Every day, Payam Momeni thinks of his opportunities as an Iranian student in Canada.
He considers how Western University, in shaping him as a researcher, is also helping mould his country’s future.
And every day, he also remembers he is carrying the torch for four Western students from Iran who lost their lives aboard Flight PS752 a year ago.
Momeni, a PhD geophysics student specializing in tsunami research, is the inaugural recipient of the Flight 752 Memorial Graduate Scholarship.
Established with a gift from the Nuclear Waste Management Organization (NWMO) and community donors, the scholarship honours the four Iranian students by supporting the studies of a graduate student in science or engineering each year.
Momeni said he bears the weight and responsibility of their unrealized futures, on behalf of their families and other friends.
“We only knew these students for a few months or a few years but their main goal was to live in peace and serve this country as their new home – which provided them great opportunities to pursue their dreams – as well as their home country Iran. I think the best thing I can do will be to live that goal.”
Hadis Hayatdavoudi, Ghazal Nourian, Milad Nahavandi and Sajedeh Saraeian, graduate students in science and engineering, were en route back to Canada after winter break when the plane they were on was shot down soon after departing Tehran airport. All 176 people on board perished.
Nourian and Momeni were friends – both arrived at Western in September 2019 – and Momeni described her as “one of the most kind-hearted people I knew.”
Momeni’s research, under the supervision of Katsu Goda in the department of Earth sciences, entails conducting hazard analysis for tsunami-prone areas – with an aim of helping communities develop policies and build infrastructure to reduce loss of life and property.
He earned undergraduate and master’s degrees in engineering and worked as an engineer and teacher before leaving his home city of Babol, north of Tehran, to pursue his PhD at Western.
An outpouring of support and donations flowed in the wake of the four students’ deaths.
They include the new gift of more than $20,000 from the NWMO to create the endowed scholarship.
The NWMO has a longstanding relationship with Western and supports science research to prevent corrosion in copper-clad canisters intended to ensure long-term safe storage of spent nuclear fuel.
While the NWMO’s connection with Western has included millions of dollars in research funding, this This is the first philanthropic gift the organization has made to a postsecondary institution.
“It was during the memorial service for those who tragically lost their lives during flight 752, that my colleagues and I decided we wanted to do something to honour their legacy,” said Mehran Behazin, corrosion scientist at the NWMO.
“Among the victims was Hadis Hayatdavoudi, a researcher who we had grown close to while she was working on a NWMO-related project as part of her PhD program at Western.
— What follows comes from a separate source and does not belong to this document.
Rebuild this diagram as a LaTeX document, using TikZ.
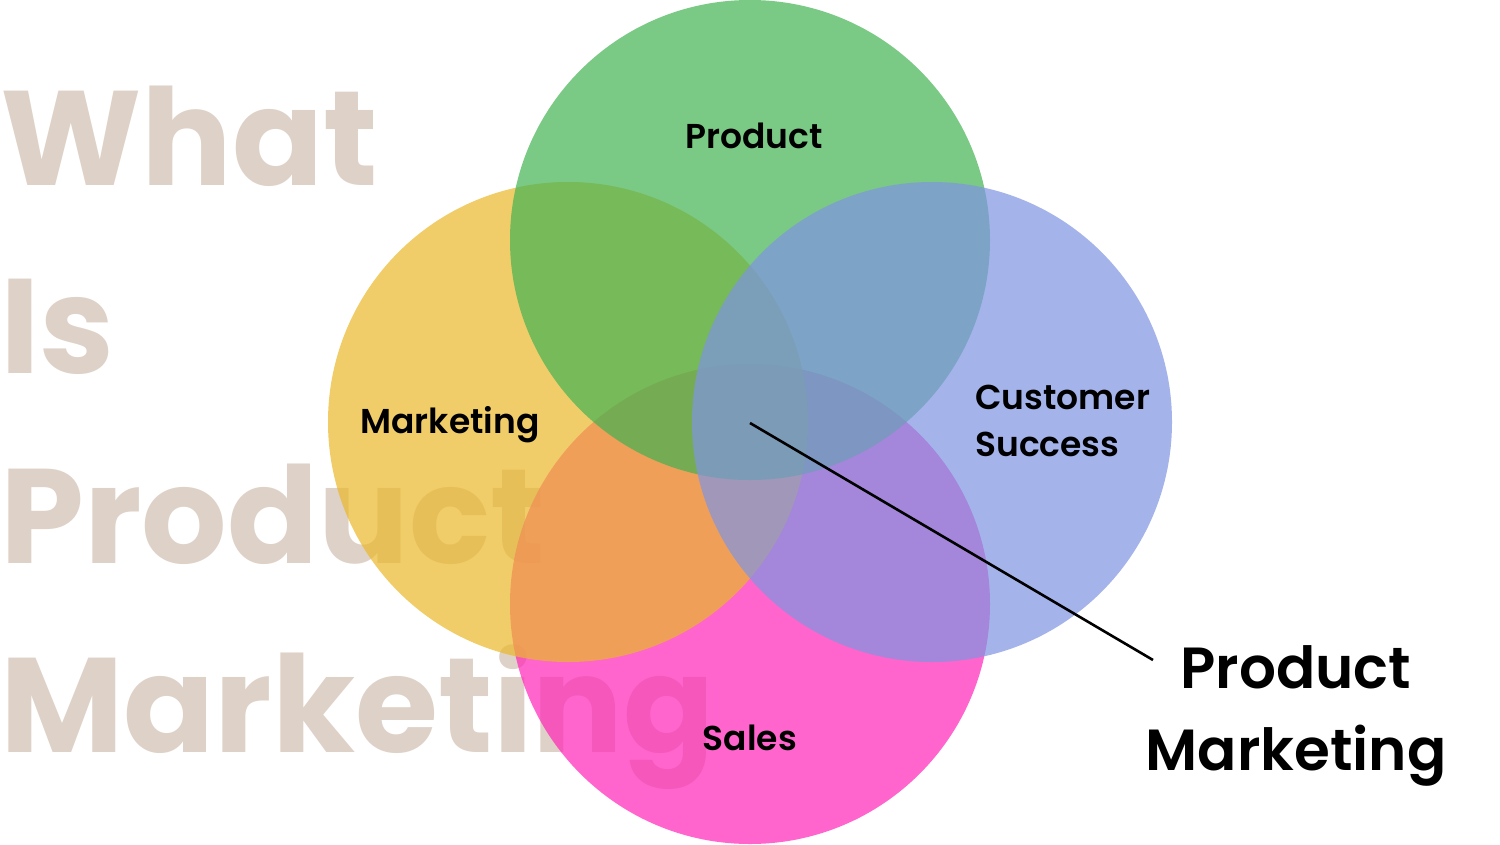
\documentclass[tikz,border=0pt]{standalone}
\usepackage{fontspec}
\setmainfont{Poppins}
\newfontfamily\labelfont{Poppins SemiBold}
\definecolor{titlebeige}{HTML}{DED1C7}
\definecolor{productgreen}{RGB}{66,178,81}
\definecolor{marketingyellow}{RGB}{234,184,42}
\definecolor{successblue}{RGB}{126,148,226}
\definecolor{salespink}{RGB}{255,36,182}
\tikzset{
  ring/.style={circle, minimum size=480pt, inner sep=0pt, draw=none, fill opacity=0.7},
  title/.style={anchor=base west, inner sep=0pt, text=titlebeige, font=\fontsize{134.5}{134.5}\selectfont\bfseries},
  tag/.style={inner sep=0pt, font=\labelfont\fontsize{34.5}{47}\selectfont},
}
\begin{document}
\begin{tikzpicture}[x=1pt, y=-1pt]
  \useasboundingbox (0,0) rectangle (1500,844);
  \node[title] (what) at (0,185) {What};
  \node[title] (is) at (0,373) {Is};
  \node[title] (prod) at (0,563) {Product};
  \node[title] (mark) at (0,752) {Marketing};
  \node[ring, fill=salespink] (sales) at (750,604) {};
  \node[ring, fill=marketingyellow] (marketing) at (568,422) {};
  \node[ring, fill=productgreen] (product) at (750,240) {};
  \node[ring, fill=successblue] (success) at (932,422) {};
  \node[tag, anchor=base] (productlabel) at (754,148) {Product};
  \node[tag, anchor=base] (marketinglabel) at (450,433) {Marketing};
  \node[tag, anchor=west, align=left] (successlabel) at (975,421) {Customer\\Success};
  \node[tag, anchor=base] (saleslabel) at (750,750) {Sales};
  \node[inner sep=0pt, align=center, font=\labelfont\fontsize{58}{82}\selectfont] (pmlabel) at (1296,716) {Product\\Marketing};
  \coordinate (hub) at (750,423);
  \coordinate (tip) at (1153,660);
  \draw[line width=2.6pt] (hub) -- (tip);
\end{tikzpicture}
\end{document}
We were touched by the stories of those like Hadis who had come to Canada to build their lives, and wanted to both honour their memory and support future generations of new Canadians,” Behazin said.
In extending congratulations to Momeni on behalf of the NWMO, Behazin said, “It is our hope that our contribution to the Flight 752 Memorial Graduate Scholarship will help support and encourage students in advancing scientific excellence.”
Momeni said his joy at receiving the scholarship is tempered only by how intensely he misses his friends.
“These students that we lost were among the few best students among hundreds of thousands of students in Iran. And among several countries that they could choose to continue their studies, they decided if they were going to leave their family and friends, they chose Canada. This beautiful country with caring people, just like home.
“But this chance has been taken away from them: a peaceful life and a family. So this chance is not only for me but for all international students, and that won’t fade for me.”
The crash also prompted Western alumna Nasim Bagheri, PhD’88 (Chemistry), to launch a chemistry scholarship at Western, in honour of Hayatdavoudi.
As part of an Ontario government scholarship program in memory of students aboard Flight PS752, Western also has four scholarships of $10,000 each to disburse to undergraduate students based on merit and financial need. Applications will be received this month, with recipients to be selected in February.